Zachary Karate Club Network
Zachary's Karate club network. The size of the node is proportional to the degree while the darker the colour of the node, the higher the closeness.  The shapes indicate the two clusters in the network.

One of the most common questions we ask about our data is what are the most important pieces of information?  In a network representation, this corresponds to finding the most important nodes. Not surprisingly, this was one of the earliest problems tackled in network science and the importance of nodes is measured by centrality measures mentioned above, developed in social network analysis since the 1950's. They are known as centrality measures because of the analogy with a city where most important institutions are found at the geographical centre of a city to enable the easiest access for the largest number of people. 

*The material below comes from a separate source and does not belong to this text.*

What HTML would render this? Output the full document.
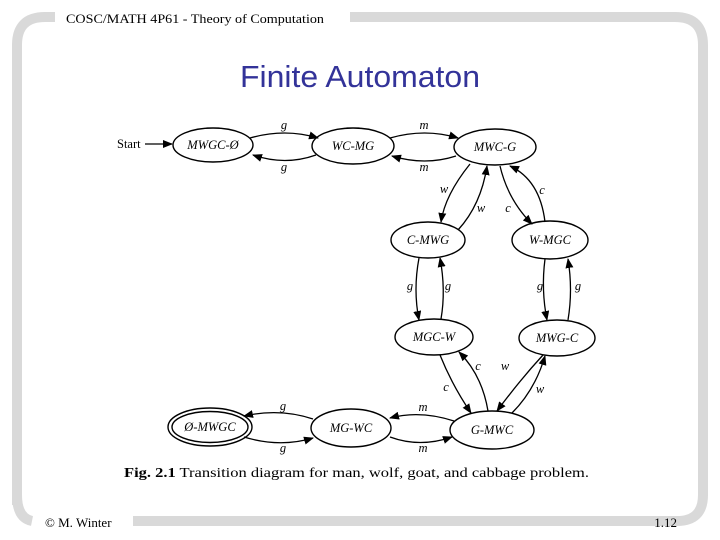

Finding the most important nodes is such a critical job that this problem has been studied many times and this has produced hundreds (if not thousands) of centrality measures. For instance, in 1998 the founders of Google developed their own centrality measure, PageRank (Brin & Page 1998), to rank web pages. All these centrality measures encode different interpretations of what is the "importance" of a node. There are so many centrality measures in the literature that there must be a large redundancy between them. David Schoch produced a periodic table of centrality measures which is a nice visualisation of this issue. To be more quantitative, one can measure the correlations between different values for centrality measures for the same node. These studies show that there are clear correlations between these measures but no clear pattern has emerged. As Valente et al. (2008) put it, “The amount of correlation between degree, betweenness, closeness, and eigenvector indicates that these measures are distinct, yet conceptually related”. This leaves researchers uncertain what to do when choosing a centrality measure for their problem.

Analytical Insights

In my recent Communications Physics paper with Bingsheng Chen "Linking the Network Centrality Measures Closeness and Degree" (Evans & Chen 2022) we looked at two of the oldest and most popular centrality measures: degree and closeness. The degree kv of a node v is simply the number of nearest neighbours, the number of nodes connected by a single edge to the node v. Closeness (Bavelas, 1950) is defined in terms of the length of the shortest path between two nodes. A path in a network is just a sequence of nodes where each node is connected by an edge to the previous node in the sequence. The length is the number of edges traversed as you move along the path. You can then calculate the average distance from a node v to all other nodes. The smaller this average value of distance is, the closer node v is to the other nodes in a network.  So a low value of this average indicates which nodes are the most central and, using the analogy of a city mentioned above, we might define these to be most important. Centrality measures are defined so that the larger the value of a  centrality measure, the more important a node is. So the centrality measure closeness cv for a node v is defined to be the inverse of the average distance to all other nodes.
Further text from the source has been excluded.